Our history must also record all the wrong doings of UMNO leaders and their scandals. It must also highlight the successes and failures of the New Economic Policy which has played a key role in moulding our history. The historians must write on how our natural resources have been plundered and our environment damaged. And please do not omit the May 13 racial riot instigated by UMNO!

Also, please do not forget to write on the performance of our security forces when several major incidents are still fresh in our minds. For example, how they blundered in defeating the Suluk insurgents in Sabah and how the police brutalized the very people whom they are supposed to protect. Write also about the increase in crimes. Please include also how our judiciary has lost its integrity.

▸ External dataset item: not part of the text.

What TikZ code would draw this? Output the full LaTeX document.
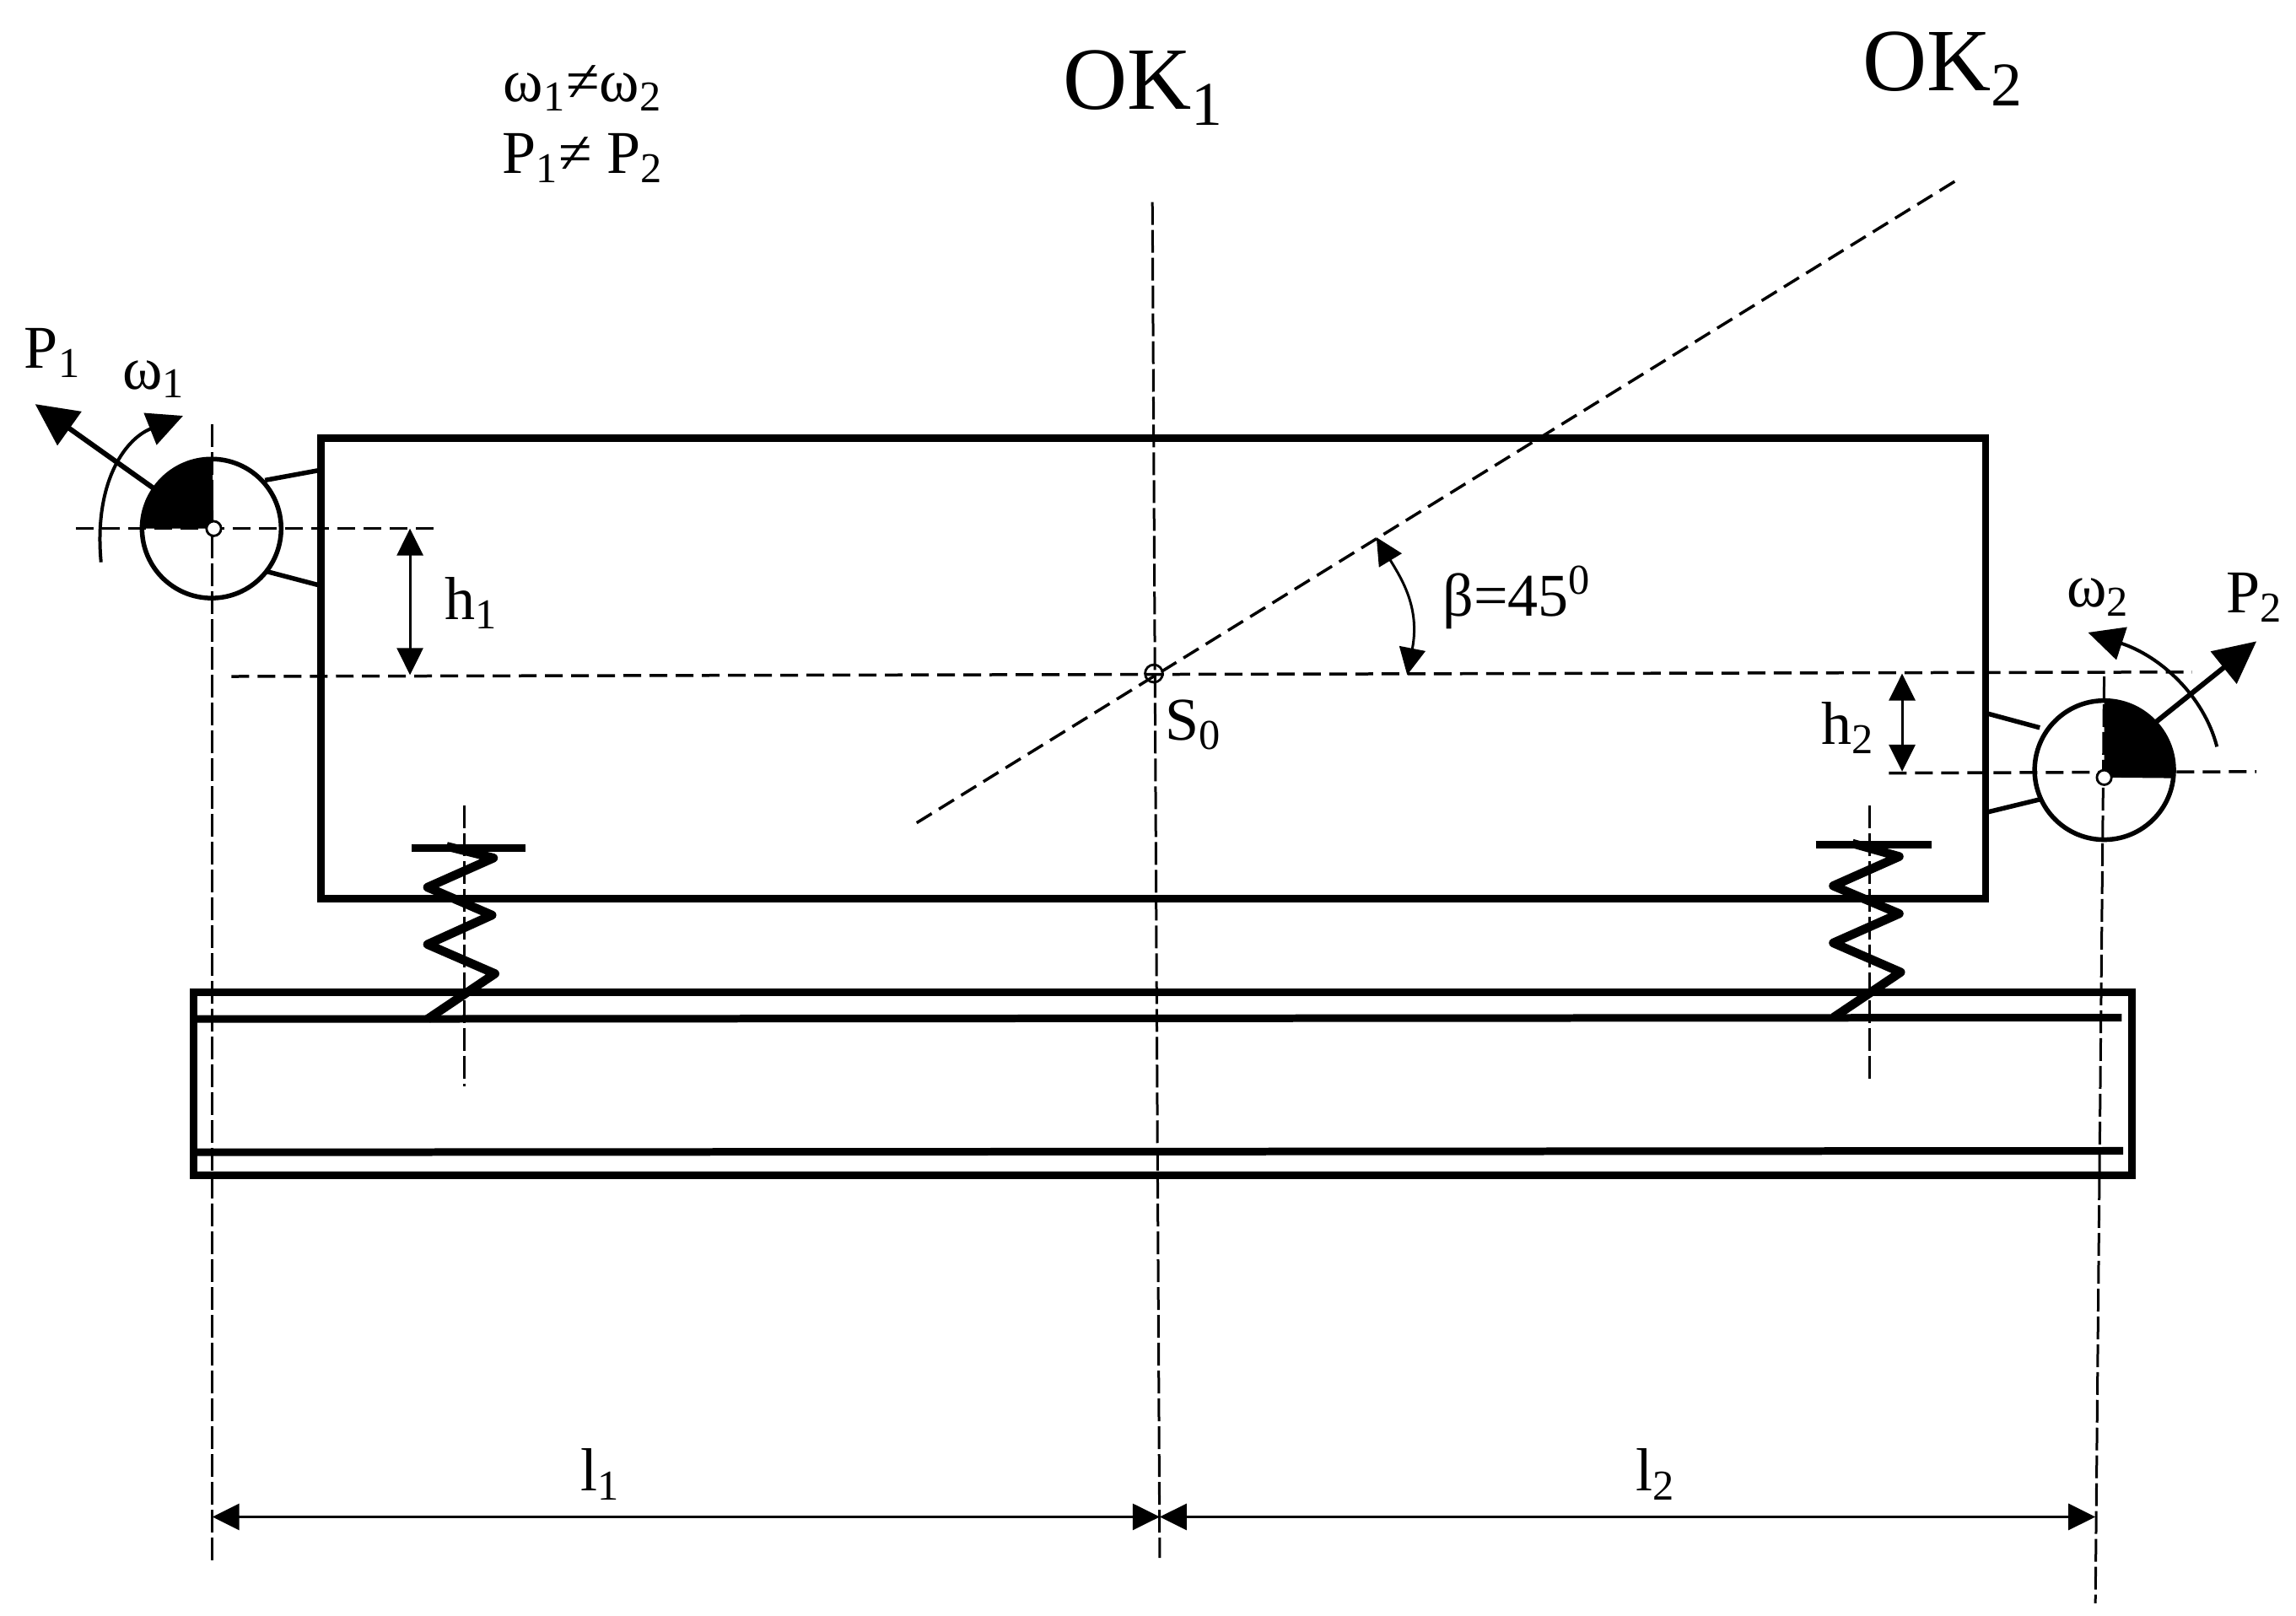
\documentclass[tikz,border=0pt]{standalone}
\usepackage{fontspec}
\setmainfont{Liberation Serif}
\usetikzlibrary{arrows.meta}
\tikzset{
  thickline/.style={line width=0.9mm},
  springline/.style={line width=1.05mm,line join=round},
  armline/.style={line width=0.55mm},
  axisline/.style={line width=0.3mm,dash pattern=on 2.7mm off 0.6mm},
  baseline/.style={line width=0.35mm,dash pattern=on 2.1mm off 1mm},
  dimline/.style={line width=0.3mm,{Triangle[length=3.2mm,width=3.1mm]}-{Triangle[length=3.2mm,width=3.1mm]}},
  forceline/.style={line width=0.6mm,-{Triangle[length=5mm,width=4.8mm]}},
  turnline/.style={line width=0.4mm,-{Triangle[length=4.2mm,width=4mm]}},
  lab/.style={font=\fontsize{20.5}{24}\selectfont,inner sep=0pt},
  biglab/.style={font=\fontsize{30}{34}\selectfont,inner sep=0pt}
}
\begin{document}
\begin{tikzpicture}[x=0.01736cm,y=-0.01736cm]
\useasboundingbox (0,0) rectangle (1568,1103.7);

\coordinate (massL) at (146,361);
\coordinate (massR) at (1437,531);
\coordinate (centre) at (788,460);

% Center lines
\draw[axisline] (145,290) -- (145,1066);
\draw[axisline] (1437,462) -- (1431,1095);
\draw[axisline] (787,138) -- (792,1064);
\draw[baseline] (626,562) -- (1338,122);
\draw[baseline] (158,462) -- (1497,459);
\draw[baseline] (52,361) -- (300,361);
\draw[baseline] (1290,528) -- (1541,527);
\draw[axisline] (317,550) -- (317,742);
\draw[axisline] (1277,550) -- (1277,740);

% Body
\draw[thickline] (219,299) rectangle (1356,614);

% Base
\draw[thickline] (132,678) rectangle (1456,803);
\draw[thickline] (132,696) -- (1449,695);
\draw[thickline] (132,787) -- (1450,786);

% Springs
\draw[thickline] (281,579) -- (359,579);
\draw[springline] (305,578) -- (337,586) -- (292,606) -- (336,625) -- (292,645) -- (338,665) -- (292,696);
\draw[thickline] (1240,577) -- (1319,577);
\draw[springline] (1265,576) -- (1297,585) -- (1252,605) -- (1297,624) -- (1252,644) -- (1298,664) -- (1252,695);

% Left mass
\fill (massL) -- (97,361) arc[start angle=180,end angle=270,radius=48] -- cycle;
\draw[armline] (144.5,361) circle[radius=47.5];
\draw[armline] (181,328) -- (219,321);
\draw[armline] (181,390) -- (219,400);
\draw[thick,fill=white] (massL) circle[radius=5];

% Right mass
\fill (massR) -- (1437,479) arc[start angle=270,end angle=366,radius=47.5] -- cycle;
\draw[armline] (1437,526) circle[radius=47.5];
\draw[armline] (1356,487) -- (1393,497);
\draw[armline] (1356,555) -- (1393,546);
\draw[thick,fill=white] (massR) circle[radius=5];

\draw[thick] (centre) circle[radius=6];

% Forces
\draw[forceline] (107,335) -- (24,276);
\draw[forceline] (1470,495) -- (1541,438);
\draw[turnline] (69,384) .. controls (64,330) and (85,300) .. (125,284);
\draw[turnline] (1514,510) .. controls (1505,475) and (1475,448) .. (1426,432);

% Dimensions
\coordinate (hA1) at (280,361);
\coordinate (hA2) at (280,461);
\coordinate (hB1) at (1299,460);
\coordinate (hB2) at (1299,527);
\coordinate (dimL) at (145,1036);
\coordinate (dimC) at (792,1036);
\coordinate (dimR) at (1431,1036);
\draw[dimline] (hA1) -- (hA2);
\draw[dimline] (hB1) -- (hB2);
\draw[dimline] (dimL) -- (dimC);
\draw[dimline] (dimC) -- (dimR);
\draw[dimline] (940,367) .. controls (957,395) and (970,415) .. (961,461);

% Labels
\node[lab] (neqw) at (398,60) {ω\textsubscript{1}≠ω\textsubscript{2}};
\node[lab] (neqp) at (398,108) {P\textsubscript{1}≠ P\textsubscript{2}};
\node[biglab] (okA) at (781,60) {OK\textsubscript{1}};
\node[biglab] (okB) at (1327,47) {OK\textsubscript{2}};
\node[lab] (pA) at (36,241) {P\textsubscript{1}};
\node[lab] (wA) at (105,259) {ω\textsubscript{1}};
\node[lab] (pB) at (1540,408) {P\textsubscript{2}};
\node[lab] (wB) at (1433,408) {ω\textsubscript{2}};
\node[lab] (hA) at (322,412) {h\textsubscript{1}};
\node[lab] (hB) at (1262,497) {h\textsubscript{2}};
\node[lab] (so) at (815,495) {S\textsubscript{0}};
\node[lab] (beta) at (1036,408) {β=45\textsuperscript{0}};
\node[lab] (lA) at (410,1007) {l\textsubscript{1}};
\node[lab] (lB) at (1131,1007) {l\textsubscript{2}};
\end{tikzpicture}
\end{document}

Then, write on the incompetence, arrogance and lack of principles at the Election Commission too. Write on how the main stream media was used by UMNO as propaganda machines. The RM250mil NFC debacle and the Scorpene –Altantuya corruption-murder scandals are big enough to warrant separate and dedicated chapters too.

The younger generation must also be told that it was not just UMNO who struggled for independence and for that matter it was not just the Malays who sacrificed their blood and lives to secure our independence.

Any new findings, or more accurately said, other points of view on the heroic acts by non-UMNO members such as Mat Indera as pointed out by PAS deputy president Mat Sabu must also be highlighted. Who is UMNO to vehemently deny and negate the rights of others to a place in Malaysia’s history? It is a fact that at that time the Malayan Police were indeed under British control, loyal to the King of England and not our Agong.

Liar King!

Anyway go on Mahathir – change, re-write, fabricate, exaggerate, lie and what not, you won’t change anything.

The people are in the know and they know what has been going on all these while. Re-writing our history won’t change the historical facts even a little bit. Only UMNO cronies will get the benefits to undertake the re-writing efforts, publishing and selling the new history books.

See, you can re-write, lie and re-lie but you cannot change history!